One of the scholars sheltered by the Caliph was Ibn Rushd, whose name passed to us via Spanish and Latin as “Averroes.” The Caliph and Ibn Rushd shared a love of Aristotle, whose works were not yet known in the Christian west but were widely available in Arabic. In 1179, Ibn Rushd was appointed Chief Judge in Seville and Cordoba, and he began writing a commentary on Aristotle. By 1195, when he fell out of favor after his Caliph’s death, he had written summaries, explanations, and original commentaries on all of Aristotle’s works except for The Politics, but also on Plato’s Republic. In the next century, Latin scholars translated his works and Aristotle’s, and Thomas Aquinas worked from those sources.

Averroes wrote his own philosophical works, and like all of the Muslim polymaths, he was also a physician who wrote summaries and commentaries of medical books. His work on the general principles of medicine was translated into Latin and became a standard textbook in Italian and French universities for the rest of the Middle Ages. In his original philosophical works, he argued for God’s existence with what we’d call an “Intelligent Design” argument.

Ibn Zuhr lived in Seville, the son of an aristocratic old Arab family. He became a physician, as had all of the men in his family for six generations. His life in Seville was interrupted by falling out of favor with the Almoravids, and he fled to Morocco, but when the Almohads conquered Seville, he moved back and began working again under the protection of Caliph Abu Yaqub Yusuf. He, too, wrote many books; his name came to us through Spanish and Latin as Avenzoar.

Ibn Zuhr, or Avenzoar, wrote a companion volume to Averroes’ medical textbook. Of course, both men worked from the idea that bodies must be balanced with food, hot with cold, dry with wet, for health. All medical science at this time was based on Aristotle’s “four humors.” But in Kitab al-Taysir, he also described the Scabies mite, the smallest animal that could be seen without magnification, which would not be available for several more centuries. He also reported that he had practiced and perfected some surgical techniques by operating on animals, like giving a goat a tracheotomy. In other work, he suggested plastic surgery for ungainly facial features. Perhaps most remarkably of all, his daughter and grand-daughter became obstetricians.

Ibn al-Baitar was born after Ibn Zuhr’s death, and near the end of Ibn Rushd’s life, but in the same intellectual environment that they had helped to shape. He lived in Malaga and studied botany. Botany was a branch of herbal medicine, so he was collecting plants and cataloging them as to their use. He studied plants all over Spain, then moved south into Morocco. He collected plants there, and worked his way across North Africa through Tunis, Algeria and Libya. He traveled to Constantinople and its nearby Antalya region. He ended up back in Cairo, serving Saladin’s successors as their Chief Physician and herbalist. When he followed Sultan al-Kamil to Damascus, he was able to study the plants of Palestine and Syria, too.

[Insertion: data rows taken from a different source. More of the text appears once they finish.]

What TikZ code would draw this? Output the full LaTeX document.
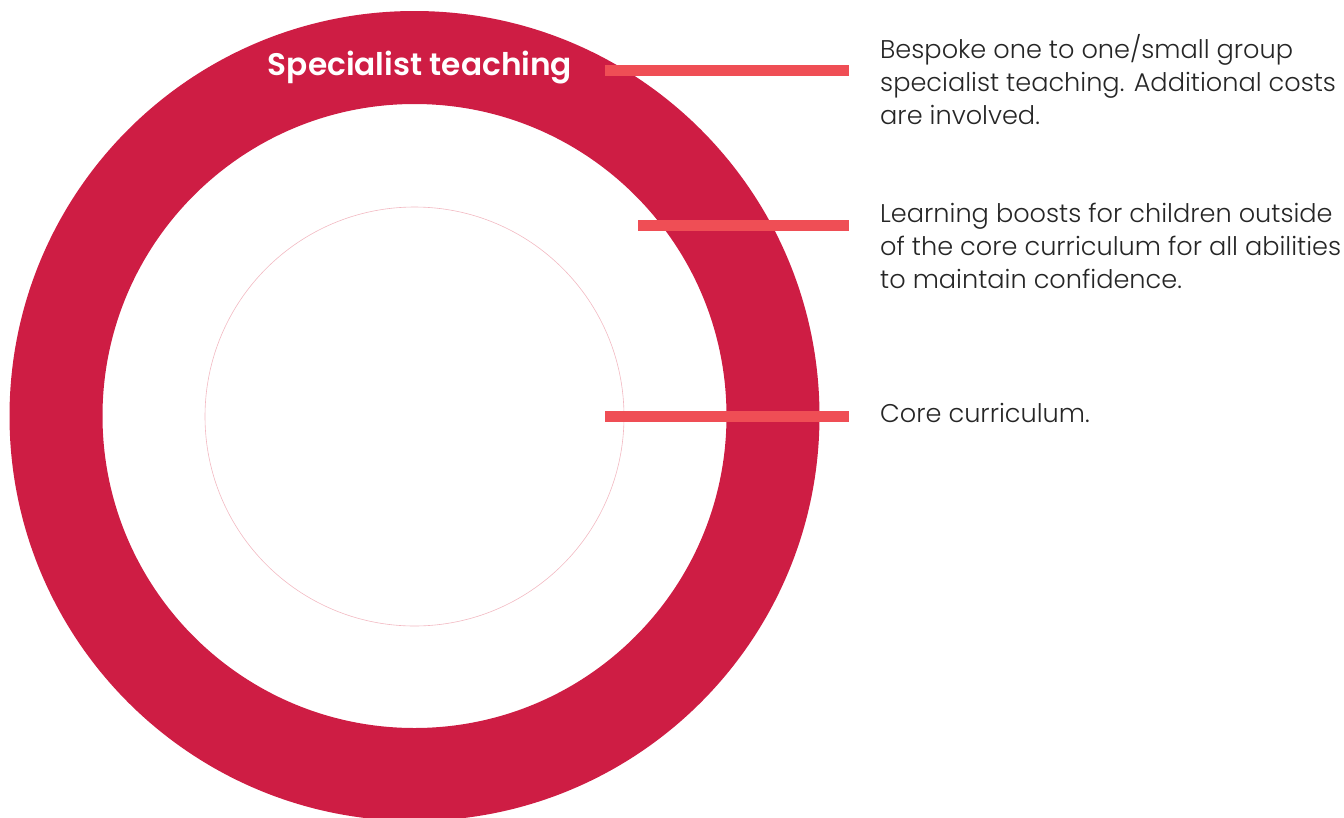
\documentclass[tikz,border=0pt]{standalone}
\usepackage{fontspec}
\setmainfont{Poppins}
\newfontfamily\lightfont{Poppins Light}
\newfontfamily\headfont{Poppins SemiBold}
\definecolor{ringred}{HTML}{CE1D44}
\definecolor{linered}{HTML}{EF4E55}
\definecolor{thinpink}{HTML}{F2B9C2}
\begin{document}
\begin{tikzpicture}[x=1pt,y=-1pt,
  leader/.style={linered,line width=11pt},
  desc/.style={anchor=base west,inner sep=0pt,align=left,font=\lightfont\fontsize{25.6}{33}\selectfont,text=black!85},
]
\useasboundingbox (0,0) rectangle (1344,817);
\begin{scope}
\clip (0,0) rectangle (1344,817);
\fill[ringred,even odd rule] (414.5,416) circle[radius=405] (414.5,416) circle[radius=312];
\end{scope}
\draw[thinpink,line width=0.6pt] (414.5,416.5) circle[radius=209.5];
\node[anchor=base,inner sep=0pt,text=white,font=\headfont\fontsize{31.2}{36}\selectfont] (head) at (420,75) {Specialist teaching};
\node[desc] (t1) at (880,124) {Bespoke one to one/small group\\specialist teaching. Additional costs\\are involved.};
\node[desc] (t2) at (880,288) {Learning boosts for children outside\\of the core curriculum for all abilities\\to maintain confidence.};
\node[desc] (t3) at (880,422) {Core curriculum.};
\coordinate (s1) at (605,70);
\coordinate (e1) at (849,70);
\coordinate (s2) at (638,225.5);
\coordinate (e2) at (849,225.5);
\coordinate (s3) at (605,416.5);
\coordinate (e3) at (849,416.5);
\draw[leader] (s1) -- (e1);
\draw[leader] (s2) -- (e2);
\draw[leader] (s3) -- (e3);
\end{tikzpicture}
\end{document}
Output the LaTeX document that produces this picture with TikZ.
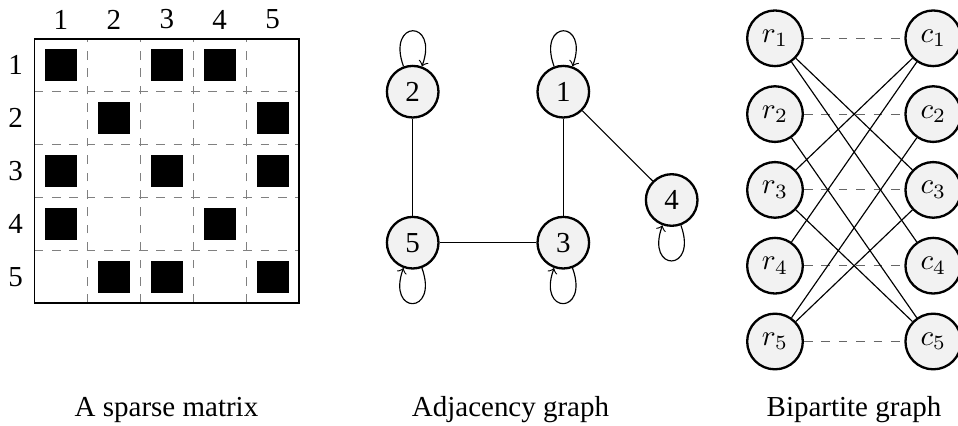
\documentclass[tikz,border=0pt]{standalone}
\usepackage[no-math]{fontspec}
\setmainfont{Liberation Serif}
\begin{document}
\begin{tikzpicture}[x=0.345pt,y=0.345pt,
  gridline/.style={dashed, black!50, line width=0.4pt},
  framebox/.style={draw=black, line width=0.6pt},
  entrybox/.style={fill=black},
  lbl/.style={inner sep=0pt},
  vnode/.style={circle, draw=black, thick, fill=black!5, minimum size=17.8pt, inner sep=0pt},
  bnode/.style={vnode, minimum size=19.2pt},
  edgeline/.style={draw=black, line width=0.4pt},
  matchline/.style={draw=black!60, dashed, line width=0.4pt},
  loopline/.style={draw=black, line width=0.4pt, ->, looseness=7},
  caption/.style={anchor=base, inner sep=0pt}]
\useasboundingbox (0,0) rectangle (958,425);
% ---------- sparse matrix ----------
\foreach \i in {1,...,4}{
  \draw[gridline] ({34.5+52.9*\i},122) -- ({34.5+52.9*\i},386.3);
  \draw[gridline] (34.5,{386.3-52.9*\i}) -- (299,{386.3-52.9*\i});
}
\draw[framebox] (34.5,122) rectangle (299,386.3);
\foreach \r/\c in {1/1,1/3,1/4,2/2,2/5,3/1,3/3,3/5,4/1,4/4,5/2,5/3,5/5}{
  \fill[entrybox] ({34.5+52.9*(\c-0.5)-16},{386.3-52.9*(\r-0.5)-16}) rectangle +(32,32);
}
\foreach \k in {1,...,5}{
  \node[lbl] (row\k) at (15.5,{386.3-52.9*(\k-0.5)}) {\k};
  \node[lbl] (col\k) at ({34.5+52.9*(\k-0.5)},405.5) {\k};
}
\node[caption] (cap1) at (166.5,8.5) {A sparse matrix};
% ---------- adjacency graph ----------
\node[vnode] (a1) at (563.3,333.3) {1};
\node[vnode] (a2) at (412.7,333.3) {2};
\node[vnode] (a3) at (563.3,182.3) {3};
\node[vnode] (a4) at (671.7,225) {4};
\node[vnode] (a5) at (412.7,182.3) {5};
\draw[edgeline] (a2) -- (a5);
\draw[edgeline] (a5) -- (a3);
\draw[edgeline] (a1) -- (a3);
\draw[edgeline] (a1) -- (a4);
\draw[loopline] (a2) to[out=110,in=70] (a2);
\draw[loopline] (a1) to[out=110,in=70] (a1);
\draw[loopline] (a5) to[out=290,in=250] (a5);
\draw[loopline] (a3) to[out=290,in=250] (a3);
\draw[loopline] (a4) to[out=290,in=250] (a4);
\node[caption] (cap2) at (510.5,8.5) {Adjacency graph};
% ---------- bipartite graph ----------
\foreach \k/\yy in {1/386.7,2/310.9,3/235.1,4/159.3,5/83.5}{
  \node[bnode] (r\k) at (775,\yy) {$r_\k$};
  \node[bnode] (c\k) at (933.3,\yy) {$c_\k$};
}
\foreach \k in {1,...,5}{ \draw[matchline] (r\k) -- (c\k); }
\foreach \a/\b in {1/3,1/4,2/5,3/1,3/5,4/1,5/2,5/3}{ \draw[edgeline] (r\a) -- (c\b); }
\node[caption] (cap3) at (854,8.5) {Bipartite graph};
\end{tikzpicture}
\end{document}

Ibn al-Baitar’s major work was, of course, an encyclopedia of herbs. It compiled in alphabetical order all of the herbs known to the ancients, as well as another 400 discovered by Muslim doctors. Each entry told what he knew about the plant, and then provided citations from older writers, both Greek and Arabic. His second major work was an encyclopedia of medicine, which drew heavily from his herbal work.

Probably near the end of his life, Ibn al-Baitar described a new chemical that he called “Chinese snow.” It was saltpeter, the earliest explosive gunpowder. He died in 1248, just before gunpowder began to be produced in Europe and the Middle East. In 1270, another Arabic writer (Hasan al-Rammah) described how to make and purify saltpeter. That’s how it all began.